Affordable housing Affordable housing Photo: © Peter Whatley

Viability can have a direct impact on the number of affordable homes built. Sally Jackson explains what it is and how developers cite it as the reason for lowering their affordable housing targets.

What is viability?

Any housing development scheme must be viable to get built. Viability looks at the gross development value or the total income from that scheme and balances it against the total costs. The sum of the costs must equal the gross development value. If they exceed it, the scheme becomes unviable and will not get built. 

The gross development value is made up of these amounts:

Land The amount of money the landowner wants.
Development The costs involved in building the scheme.
Return The profit for the developer.
Planning obligations Community Infrastructure Levy (CIL)
Most councils impose a Community Infrastructure Levy. It is a fixed cost, prescribed by council policy, which cannot be sidelined. A CIL is designed to help cover the costs of the infrastructure needed to get the scheme built.
Affordable housing
Affordable housing is not part of the CIL but an extra obligation that can be subject to discussion.

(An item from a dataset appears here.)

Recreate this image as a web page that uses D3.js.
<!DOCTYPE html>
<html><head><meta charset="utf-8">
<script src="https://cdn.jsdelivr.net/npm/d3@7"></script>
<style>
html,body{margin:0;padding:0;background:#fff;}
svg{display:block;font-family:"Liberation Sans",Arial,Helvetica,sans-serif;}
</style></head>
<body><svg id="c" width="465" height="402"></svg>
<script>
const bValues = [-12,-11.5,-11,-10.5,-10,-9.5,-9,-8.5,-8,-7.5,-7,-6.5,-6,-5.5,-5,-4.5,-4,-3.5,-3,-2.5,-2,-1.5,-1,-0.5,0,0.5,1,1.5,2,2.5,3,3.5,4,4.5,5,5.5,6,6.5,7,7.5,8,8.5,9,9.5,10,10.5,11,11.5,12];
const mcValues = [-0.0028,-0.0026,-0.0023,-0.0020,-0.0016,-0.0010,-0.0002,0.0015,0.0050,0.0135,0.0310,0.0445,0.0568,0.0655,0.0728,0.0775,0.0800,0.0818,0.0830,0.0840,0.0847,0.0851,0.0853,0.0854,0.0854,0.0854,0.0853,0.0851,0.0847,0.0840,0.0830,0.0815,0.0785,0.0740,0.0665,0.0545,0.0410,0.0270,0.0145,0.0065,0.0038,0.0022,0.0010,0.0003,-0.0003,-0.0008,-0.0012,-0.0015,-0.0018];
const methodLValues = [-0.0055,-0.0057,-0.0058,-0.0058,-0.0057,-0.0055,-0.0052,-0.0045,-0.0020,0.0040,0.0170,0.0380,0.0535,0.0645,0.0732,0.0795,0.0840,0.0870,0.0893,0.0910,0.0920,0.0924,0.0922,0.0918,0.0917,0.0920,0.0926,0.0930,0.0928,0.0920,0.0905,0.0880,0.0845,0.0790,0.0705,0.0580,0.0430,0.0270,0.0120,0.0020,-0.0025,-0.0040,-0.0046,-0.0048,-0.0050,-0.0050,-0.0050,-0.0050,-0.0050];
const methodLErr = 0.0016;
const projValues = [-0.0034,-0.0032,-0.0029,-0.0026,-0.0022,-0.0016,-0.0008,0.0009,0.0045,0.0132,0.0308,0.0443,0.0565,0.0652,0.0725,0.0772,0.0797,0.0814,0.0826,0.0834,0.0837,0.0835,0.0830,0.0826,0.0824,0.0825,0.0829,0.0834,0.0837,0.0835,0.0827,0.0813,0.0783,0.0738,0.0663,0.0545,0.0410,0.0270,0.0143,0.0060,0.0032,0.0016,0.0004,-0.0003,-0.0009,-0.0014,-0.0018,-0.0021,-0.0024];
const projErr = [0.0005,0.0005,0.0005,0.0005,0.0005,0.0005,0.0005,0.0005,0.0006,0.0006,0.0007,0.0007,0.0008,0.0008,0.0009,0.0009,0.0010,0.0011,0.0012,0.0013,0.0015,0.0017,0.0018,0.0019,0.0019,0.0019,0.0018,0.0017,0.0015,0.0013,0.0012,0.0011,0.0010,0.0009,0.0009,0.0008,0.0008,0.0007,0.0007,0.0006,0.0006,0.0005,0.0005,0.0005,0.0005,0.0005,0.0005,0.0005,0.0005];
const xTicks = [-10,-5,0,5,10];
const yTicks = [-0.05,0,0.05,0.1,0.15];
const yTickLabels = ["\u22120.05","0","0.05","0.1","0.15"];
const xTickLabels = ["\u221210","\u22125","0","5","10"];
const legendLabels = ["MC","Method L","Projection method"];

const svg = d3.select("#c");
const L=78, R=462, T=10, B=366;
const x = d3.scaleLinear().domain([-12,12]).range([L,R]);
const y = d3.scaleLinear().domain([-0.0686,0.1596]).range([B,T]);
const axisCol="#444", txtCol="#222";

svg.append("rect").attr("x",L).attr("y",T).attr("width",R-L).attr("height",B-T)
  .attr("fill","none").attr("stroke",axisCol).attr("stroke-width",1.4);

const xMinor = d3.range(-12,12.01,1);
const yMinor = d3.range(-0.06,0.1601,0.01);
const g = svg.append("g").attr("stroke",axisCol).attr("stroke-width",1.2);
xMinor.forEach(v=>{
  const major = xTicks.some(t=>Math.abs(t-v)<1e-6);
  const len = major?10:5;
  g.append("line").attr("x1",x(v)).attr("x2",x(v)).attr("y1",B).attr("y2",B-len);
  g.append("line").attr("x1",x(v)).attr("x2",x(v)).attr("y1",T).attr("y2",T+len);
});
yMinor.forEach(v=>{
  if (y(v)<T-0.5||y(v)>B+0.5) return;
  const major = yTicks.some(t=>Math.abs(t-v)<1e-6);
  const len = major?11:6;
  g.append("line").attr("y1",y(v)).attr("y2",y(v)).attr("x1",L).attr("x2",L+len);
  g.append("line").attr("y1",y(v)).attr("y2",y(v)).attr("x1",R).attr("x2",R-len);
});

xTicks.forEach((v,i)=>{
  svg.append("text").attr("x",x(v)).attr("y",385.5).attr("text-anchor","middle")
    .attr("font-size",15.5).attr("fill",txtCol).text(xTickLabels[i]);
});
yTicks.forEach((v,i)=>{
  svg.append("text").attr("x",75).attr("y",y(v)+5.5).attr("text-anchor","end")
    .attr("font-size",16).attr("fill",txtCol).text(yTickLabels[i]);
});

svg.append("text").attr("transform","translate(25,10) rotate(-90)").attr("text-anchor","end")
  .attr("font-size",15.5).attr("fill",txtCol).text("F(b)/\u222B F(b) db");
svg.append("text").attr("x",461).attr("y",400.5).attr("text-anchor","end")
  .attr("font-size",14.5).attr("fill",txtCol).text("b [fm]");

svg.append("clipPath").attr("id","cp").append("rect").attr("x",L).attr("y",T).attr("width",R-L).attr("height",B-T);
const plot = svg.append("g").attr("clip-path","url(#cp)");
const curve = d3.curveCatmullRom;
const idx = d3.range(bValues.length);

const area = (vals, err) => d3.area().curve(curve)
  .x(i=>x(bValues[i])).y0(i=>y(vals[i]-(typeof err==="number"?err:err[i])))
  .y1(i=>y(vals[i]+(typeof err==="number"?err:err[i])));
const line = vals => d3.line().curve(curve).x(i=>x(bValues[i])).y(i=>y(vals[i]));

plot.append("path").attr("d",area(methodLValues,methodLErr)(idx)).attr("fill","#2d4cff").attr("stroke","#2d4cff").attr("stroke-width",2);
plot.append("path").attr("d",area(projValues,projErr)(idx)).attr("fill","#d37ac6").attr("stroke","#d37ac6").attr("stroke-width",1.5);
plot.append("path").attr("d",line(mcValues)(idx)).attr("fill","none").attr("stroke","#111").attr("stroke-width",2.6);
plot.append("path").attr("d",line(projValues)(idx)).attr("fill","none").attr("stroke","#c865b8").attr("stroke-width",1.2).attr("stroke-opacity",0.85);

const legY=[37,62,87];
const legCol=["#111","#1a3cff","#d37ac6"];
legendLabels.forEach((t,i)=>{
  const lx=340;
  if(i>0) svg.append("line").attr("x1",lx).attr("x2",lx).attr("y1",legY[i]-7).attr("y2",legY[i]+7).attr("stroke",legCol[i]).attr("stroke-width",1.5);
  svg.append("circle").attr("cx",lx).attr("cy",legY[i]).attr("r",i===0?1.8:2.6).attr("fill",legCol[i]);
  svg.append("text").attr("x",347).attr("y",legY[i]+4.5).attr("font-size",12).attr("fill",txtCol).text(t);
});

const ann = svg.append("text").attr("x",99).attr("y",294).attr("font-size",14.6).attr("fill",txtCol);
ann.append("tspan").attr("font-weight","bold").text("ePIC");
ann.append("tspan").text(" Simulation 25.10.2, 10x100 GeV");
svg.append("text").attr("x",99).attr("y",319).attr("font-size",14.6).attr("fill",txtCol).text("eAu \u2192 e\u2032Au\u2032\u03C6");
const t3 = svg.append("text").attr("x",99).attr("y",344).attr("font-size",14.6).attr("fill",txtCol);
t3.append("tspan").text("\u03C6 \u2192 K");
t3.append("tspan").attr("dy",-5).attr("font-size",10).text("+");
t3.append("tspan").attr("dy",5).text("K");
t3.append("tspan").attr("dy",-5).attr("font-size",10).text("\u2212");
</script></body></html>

The government says that viability is used to ensure that the developer and the landowner get a competitive return from a development scheme. The scheme will not get built without a willing landowner and a willing developer. 

What developers say

Developers often say that it is the unreasonable affordable housing costs that make a scheme unviable. The planning obligation costs such as contributing to new roads or building new schools are fixed by the council policy but affordable housing is negotiated on a one-off basis. This makes it more vulnerable to cutting. Developers may cite an increase in the other costs such as extra windows needed, bricks become more expensive and unexpected expense not allowed for, such as money being more expensive to borrow, as a reason for cutting back or removing the affordable housing.

The impact on affordable housing

The council are often left with a choice forced on them by the developer. Accept the reduction or removal of affordable housing or the scheme does not go ahead, because the figures don't add up.